With the squeeze on asset managers have suddenly discovered a taste for selling their competitors products as well as there own - anything to turn a fee... There was a time if you went into say Schroders the only thing on offer was their own funds plus a select few... that is not the case anymore

The reality is that we've gone from a time where asset manager's margins were measured in percentages to today were we talk in base points!


But if such huge funds are moving passively, surely there is an opportunity for active fund managers to outperform?

Not at all, it is very difficult for an active manager to beat an index on a regular basis, because they start with several disadvantages:

- Liquidity: the have to keep a certain amount of the fund in cash to respond to withdrawals etc... so they are challenged to not only replicate the performance of with less that the full amount under management, but to actually out perform it.
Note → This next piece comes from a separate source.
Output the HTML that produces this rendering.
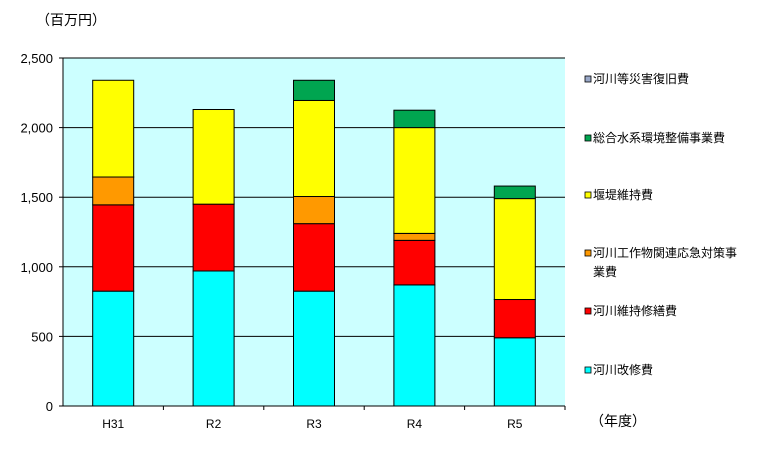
<!DOCTYPE html>
<html><head><meta charset="utf-8"><style>
html,body{margin:0;padding:0;background:#fff;}
svg{display:block;font-family:"Liberation Sans","Noto Sans CJK JP",sans-serif;}
</style></head><body>
<svg id="chart" width="779" height="466" viewBox="0 0 779 466" xmlns="http://www.w3.org/2000/svg">
<text x="36" y="25" font-size="14" fill="#000">（百万円）</text>
<text x="590" y="426" font-size="14" fill="#000">（年度）</text>
<g id="plot"></g>
<g id="legend"></g>
</svg>
<script>
const categories = ["H31","R2","R3","R4","R5"];
const seriesNames = ["河川改修費","河川維持修繕費","河川工作物関連応急対策事業費","堰堤維持費","総合水系環境整備事業費","河川等災害復旧費"];
const kaishu = [825, 970, 825, 870, 490];
const ijiShuzen = [620, 480, 485, 320, 275];
const oukyu = [200, 0, 195, 50, 0];
const entei = [695, 680, 690, 760, 725];
const suikei = [0, 0, 145, 125, 90];
const saigai = [0, 0, 0, 0, 0];
const yTicks = [0, 500, 1000, 1500, 2000, 2500];
const yTickLabels = ["0","500","1,000","1,500","2,000","2,500"];
const colors = ["#00FFFF","#FF0000","#FF9900","#FFFF00","#00A550","#99A8C8"];
const series = [kaishu, ijiShuzen, oukyu, entei, suikei, saigai];

const NS = "http://www.w3.org/2000/svg";
const L = 63, R = 565, T = 58, B = 406, MAX = 2500;
const y = v => B - v / MAX * (B - T);
const band = (R - L) / categories.length;
const x = i => L + band * (i + 0.5);
const BW = 41;
const plot = document.getElementById("plot");
function mk(tag, attrs, parent) {
  const e = document.createElementNS(NS, tag);
  for (const k in attrs) e.setAttribute(k, attrs[k]);
  parent.appendChild(e);
  return e;
}
const bg = mk("rect", {x: L, y: T, width: R - L, height: B - T, fill: "#CCFFFF"}, plot);


yTicks.forEach((t, i) => {
  if (t > 0) {
    const g = mk("line", {x1: L, x2: R, y1: y(t), y2: y(t), stroke: "#000", "stroke-width": 1}, plot);
    
    
  }
  const tk = mk("line", {x1: L - 4, x2: L, y1: y(t), y2: y(t), stroke: "#000"}, plot);
  
  
  const lb = mk("text", {x: L - 10, y: y(t) + 5, "text-anchor": "end", "font-size": 13, fill: "#000"}, plot);
  lb.textContent = yTickLabels[i];
  
  
});
categories.forEach((c, i) => {
  let acc = 0;
  series.forEach((s, si) => {
    const v = s[i];
    if (v > 0) {
      const r = mk("rect", {x: x(i) - BW / 2, y: y(acc + v), width: BW, height: y(acc) - y(acc + v), fill: colors[si], stroke: "#000", "stroke-width": 1}, plot);
      
      
    }
    acc += v;
  });
  const tk = mk("line", {x1: L + band * (i + 1), x2: L + band * (i + 1), y1: B, y2: B + 4, stroke: "#000"}, plot);
  
  
  const lb = mk("text", {x: x(i), y: B + 22, "text-anchor": "middle", "font-size": 12, fill: "#000"}, plot);
  lb.textContent = c;
  
  
});
const ax = mk("line", {x1: L, x2: L, y1: T, y2: B, stroke: "#000"}, plot);


const ax2 = mk("line", {x1: L, x2: R, y1: B, y2: B, stroke: "#000"}, plot);



const legend = document.getElementById("legend");
const legY = [370, 311, 253, 195, 138, 79];
seriesNames.forEach((n, i) => {
  const g = mk("g", {}, legend);
  
  
  mk("rect", {x: 585, y: legY[i] - 3, width: 6, height: 6, fill: colors[i], stroke: "#000", "stroke-width": 0.8}, g);
  const t = mk("text", {x: 593, y: legY[i] + 4, "font-size": 12, fill: "#000"}, g);
  if (i === 2) {
    t.textContent = "河川工作物関連応急対策事";
    const t2 = mk("text", {x: 593, y: legY[i] + 23, "font-size": 12, fill: "#000"}, g);
    t2.textContent = "業費";
  } else t.textContent = n;
});
</script>
</body></html>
- Retain the clients: Clients expect their fund to be filled with the top performers - which means that managers are often forced to buy and the top and sell at the bottom, rather than the other way around! You just have to look at the order book of any major stock exchange on the day a major stock reports to see the blocks of shares being sold before the call, only to be purchased again afterwards if it went OK!

- Legal restrictions: Many active funds can not operate the same way an index fund can for legal reasons

- Costs: Index funds are very mechanical and can be easily automated, active funds on the other had have a lot of costs associated with their operation.